Comme on pouvait le craindre, le 28 novembre, l’abrogation de la réforme des retraites à l’occasion de la « niche parlementaire » de LFI n’a pas eu lieu.
La pantalonnade orchestrée par les partis au gouvernement (macronistes, droite et centre) qui avaient déposé plus de 900 amendements a empêché le vote dans les délais impartis.
Cet échec était prévisible. Il est la conséquence des choix faits par les principales composantes politiques du NFP, y compris la France insoumise depuis le deuxième tour des élections législatives. En se cantonnant à une bataille interne aux institutions antidémocratiques de la 5e République, elles ne se sont pas donné les moyens de briser les résistances et de remporter un succès : une leçon à tirer pour l’avenir dans les comités de base du NFP, actuellement en constitution.
Le rejet de la contre-réforme des retraites imposée à coups de 49.3, malgré plusieurs mois de mobilisation et l’hostilité générale a été l’une des causes de l’effondrement électoral de la macronie lors des législatives.
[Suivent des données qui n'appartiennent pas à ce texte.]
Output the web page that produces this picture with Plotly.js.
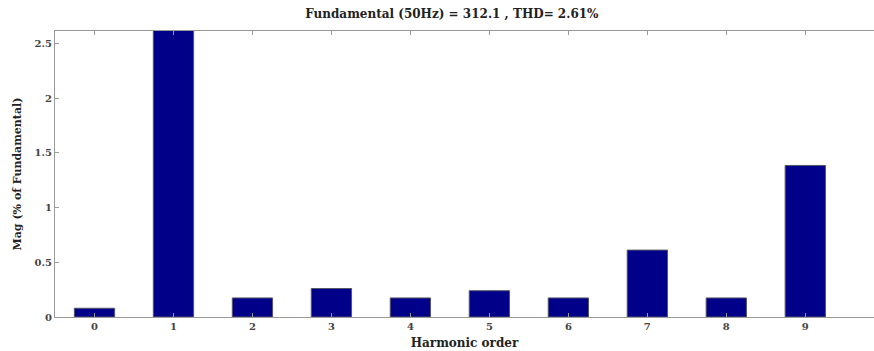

Au cours de la campagne, le Nouveau Front populaire avait, à juste titre, fait de l’abrogation de cette loi, l’un des principaux points de son programme.
Combat parlementaire
Au lendemain des élections, le NFP est devenu la première force politique au Parlement. Porté par la mobilisation réussie, dans l’unité, pour éviter l’arrivée au pouvoir de l’extrême droite, il avait une position de force. Son exigence de gouverner pour appliquer son programme aurait pu alors se concrétiser par une campagne dans les villes et les quartiers pour l’abrogation de la contre-réforme des retraites.
Un climat aurait ainsi pu être créé pour une « rentrée sociale » où les organisations syndicales, associatives, politiques auraient pu faire monter la mobilisation sociale pour l’abrogation. Les débats parlementaires auraient alors pu prendre une tout autre tournure.
Ce ne fut pas la voie choisie par les principales composantes politiques du NFP (LFI comprise) qui n’envisagèrent l’abrogation que sous l’angle du combat parlementaire, faisant les salariéEs et les classes populaires les spectateurs impuissants de débats sur lesquels ils et elles n’avaient aucune prise. Les déclarations comme celles de Manon Aubry le 8 juillet 2024, affirmant que l’abrogation pourrait être faite « en une heure et par décret » n’ont fait qu’encourager la démobilisation.
Le NFP a perdu l’initiative
En se plaçant sur ce terrain le NFP a perdu l’initiative. Le Rassemblement national, premier à disposer d’une « niche parlementaire », a pu dès lors, se poser en force d’opposition en déposant son projet de loi « d’abrogation », au moment même où il négociait l’austérité avec le gouvernement Barnier.
Le 28 novembre, sans aucun rapport de force construit préalablement, le sort du projet de loi de la France insoumise était presque scellé : il a suffi à la macronie et à la droite d’utiliser l’une des mille et une ficelles que leur offrent les institutions pour faire échouer dès le départ l’abrogation de la contre-réforme. L’appel à se mobiliser lancé le jour même du vote, sans aucune préparation, ne pouvait être qu’un baroud d’honneur, sans efficacité.
Alors que la situation politique et sociale se tend, avec le plan d’austérité du gouvernement et les vagues de licenciements, le débat sur la stratégie du NFP pour appliquer son programme et faire face à la situation devient une urgence. L’échec du 28 novembre montre la nécessité d’une stratégie s’appuyant sur la prise en main par les salariéEs et les classes populaires de leurs propres affaires. Condition, même si rien n’est jamais gagné à l’avance, pour obtenir des victoires et redonner l’espoir.